TASK TO COMPLETE |
All of the data should be repeated exactly; pictures are not part of the copy.
----
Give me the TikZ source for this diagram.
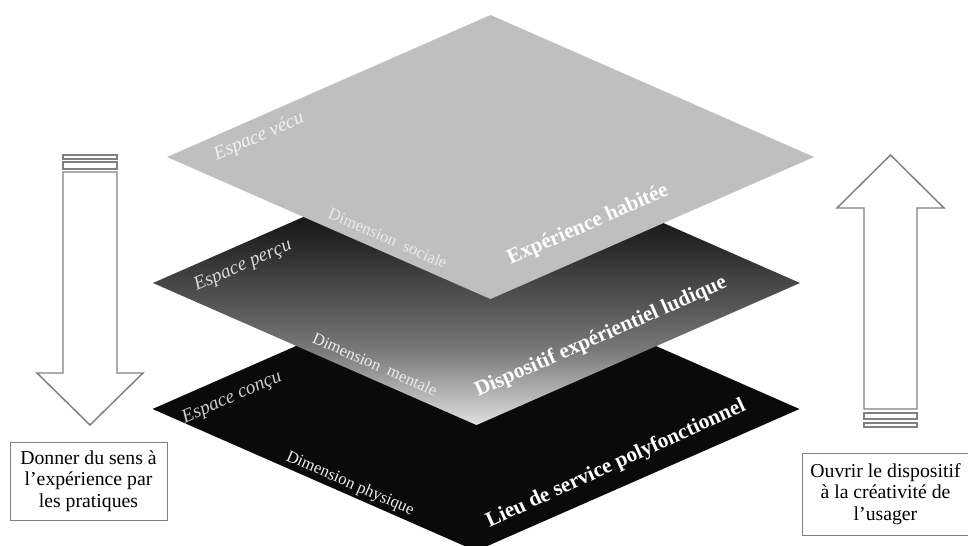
\documentclass[tikz,border=0pt]{standalone}
\usepackage{fontspec}
\setmainfont{Liberation Serif}
\usepackage{tikz}

% degrade du plan intermediaire (25bp = bas, 75bp = haut)
\pgfdeclareverticalshading{plandegrade}{100bp}{
  color(0bp)=(black!12); color(25bp)=(black!12); color(31bp)=(black!31);
  color(38bp)=(black!52); color(47bp)=(black!68); color(50bp)=(black!72);
  color(56bp)=(black!83); color(61bp)=(black!90); color(75bp)=(black!97);
  color(100bp)=(black!97)}

\tikzset{
  legende/.style={draw=black!50, line width=0.7pt, fill=white, align=center,
    inner sep=0pt, font=\fontsize{14.8}{16.3}\selectfont},
  espace/.style={font=\fontsize{14.5}{16}\selectfont\itshape},
  dimension/.style={font=\fontsize{12.5}{14}\selectfont, text=black!8},
  niveau/.style={font=\fontsize{16}{18}\selectfont\bfseries, text=white},
  fleche/.style={draw=black!50, line width=1.1pt, fill=white},
}

\begin{document}
\begin{tikzpicture}[x=0.75pt, y=-0.75pt]
  \useasboundingbox (0,0) rectangle (968,546);
  \def\hw{323.5};
  \def\hh{142};
  \def\ang{23.7};

  % les trois plans
  \fill [black!96] ({476-\hw},409) -- ++(\hw,\hh) -- ++(\hw,-\hh) -- ++(-\hw,-\hh) -- cycle;
  \shade [shading=plandegrade]
    ({476.5-\hw},283) -- ++(\hw,\hh) -- ++(\hw,-\hh) -- ++(-\hw,-\hh) -- cycle;
  \fill [black!25] ({490.5-\hw},157) -- ++(\hw,\hh) -- ++(\hw,-\hh) -- ++(-\hw,-\hh) -- cycle;

  \node [espace, text=black!5, rotate=\ang] (vecu) at (259,137) {Espace vécu};
  \node [dimension, rotate=-\ang] (sociale) at (388,238) {Dimension~~sociale};
  \node [niveau, rotate=\ang] (habitee) at (588,225) {Expérience habitée};

  \node [espace, text=black!15, rotate=\ang] (percu) at (243,266) {Espace perçu};
  \node [dimension, rotate=-\ang] (mentale) at (375,364) {Dimension~~mentale};
  \node [niveau, rotate=\ang] (ludique) at (601,337) {Dispositif expérientiel ludique};

  \node [espace, text=black!20, rotate=\ang] (concu) at (232,398) {Espace conçu};
  \node [dimension, rotate=-\ang] (physique) at (350,484) {Dimension physique};
  \node [niveau, rotate=24.5] (lieu) at (616,464) {Lieu de service polyfonctionnel};

  % fleches laterales
  \begin{scope}[fleche]
    \filldraw (63,172) -- (117,172) -- (117,373) -- (143,373) -- (90,425)
      -- (37,373) -- (63,373) -- cycle;
    \foreach \ya/\yb in {155/159, 162/169}
      \filldraw (63,\ya) rectangle (117,\yb);

    \filldraw (864,409) -- (864,208) -- (837,208) -- (890.5,155) -- (944,208)
      -- (917,208) -- (917,409) -- cycle;
    \foreach \ya/\yb in {413/419, 423/427}
      \filldraw (864,\ya) rectangle (917,\yb);
  \end{scope}

  \node [legende, minimum width=117.75pt, minimum height=58.5pt] (sens) at (88.5,481)
    {Donner du sens à\\l’expérience par\\les pratiques};
  \node [legende, minimum width=125pt, minimum height=61.5pt] (usager) at (885.5,494)
    {Ouvrir le dispositif\\à la créativité de\\l’usager};
\end{tikzpicture}
\end{document}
----
SOLUTION FOR THIS PROBLEM |
Give me the TikZ source for this diagram.
\documentclass[tikz,border=0pt]{standalone}
\usepackage{fontspec}
\setmainfont{Liberation Serif}
\usepackage{tikz}

% degrade du plan intermediaire (25bp = bas, 75bp = haut)
\pgfdeclareverticalshading{plandegrade}{100bp}{
  color(0bp)=(black!12); color(25bp)=(black!12); color(31bp)=(black!31);
  color(38bp)=(black!52); color(47bp)=(black!68); color(50bp)=(black!72);
  color(56bp)=(black!83); color(61bp)=(black!90); color(75bp)=(black!97);
  color(100bp)=(black!97)}

\tikzset{
  legende/.style={draw=black!50, line width=0.7pt, fill=white, align=center,
    inner sep=0pt, font=\fontsize{14.8}{16.3}\selectfont},
  espace/.style={font=\fontsize{14.5}{16}\selectfont\itshape},
  dimension/.style={font=\fontsize{12.5}{14}\selectfont, text=black!8},
  niveau/.style={font=\fontsize{16}{18}\selectfont\bfseries, text=white},
  fleche/.style={draw=black!50, line width=1.1pt, fill=white},
}

\begin{document}
\begin{tikzpicture}[x=0.75pt, y=-0.75pt]
  \useasboundingbox (0,0) rectangle (968,546);
  \def\hw{323.5};
  \def\hh{142};
  \def\ang{23.7};

  % les trois plans
  \fill [black!96] ({476-\hw},409) -- ++(\hw,\hh) -- ++(\hw,-\hh) -- ++(-\hw,-\hh) -- cycle;
  \shade [shading=plandegrade]
    ({476.5-\hw},283) -- ++(\hw,\hh) -- ++(\hw,-\hh) -- ++(-\hw,-\hh) -- cycle;
  \fill [black!25] ({490.5-\hw},157) -- ++(\hw,\hh) -- ++(\hw,-\hh) -- ++(-\hw,-\hh) -- cycle;

  \node [espace, text=black!5, rotate=\ang] (vecu) at (259,137) {Espace vécu};
  \node [dimension, rotate=-\ang] (sociale) at (388,238) {Dimension~~sociale};
  \node [niveau, rotate=\ang] (habitee) at (588,225) {Expérience habitée};

  \node [espace, text=black!15, rotate=\ang] (percu) at (243,266) {Espace perçu};
  \node [dimension, rotate=-\ang] (mentale) at (375,364) {Dimension~~mentale};
  \node [niveau, rotate=\ang] (ludique) at (601,337) {Dispositif expérientiel ludique};

  \node [espace, text=black!20, rotate=\ang] (concu) at (232,398) {Espace conçu};
  \node [dimension, rotate=-\ang] (physique) at (350,484) {Dimension physique};
  \node [niveau, rotate=24.5] (lieu) at (616,464) {Lieu de service polyfonctionnel};

  % fleches laterales
  \begin{scope}[fleche]
    \filldraw (63,172) -- (117,172) -- (117,373) -- (143,373) -- (90,425)
      -- (37,373) -- (63,373) -- cycle;
    \foreach \ya/\yb in {155/159, 162/169}
      \filldraw (63,\ya) rectangle (117,\yb);

    \filldraw (864,409) -- (864,208) -- (837,208) -- (890.5,155) -- (944,208)
      -- (917,208) -- (917,409) -- cycle;
    \foreach \ya/\yb in {413/419, 423/427}
      \filldraw (864,\ya) rectangle (917,\yb);
  \end{scope}

  \node [legende, minimum width=117.75pt, minimum height=58.5pt] (sens) at (88.5,481)
    {Donner du sens à\\l’expérience par\\les pratiques};
  \node [legende, minimum width=125pt, minimum height=61.5pt] (usager) at (885.5,494)
    {Ouvrir le dispositif\\à la créativité de\\l’usager};
\end{tikzpicture}
\end{document}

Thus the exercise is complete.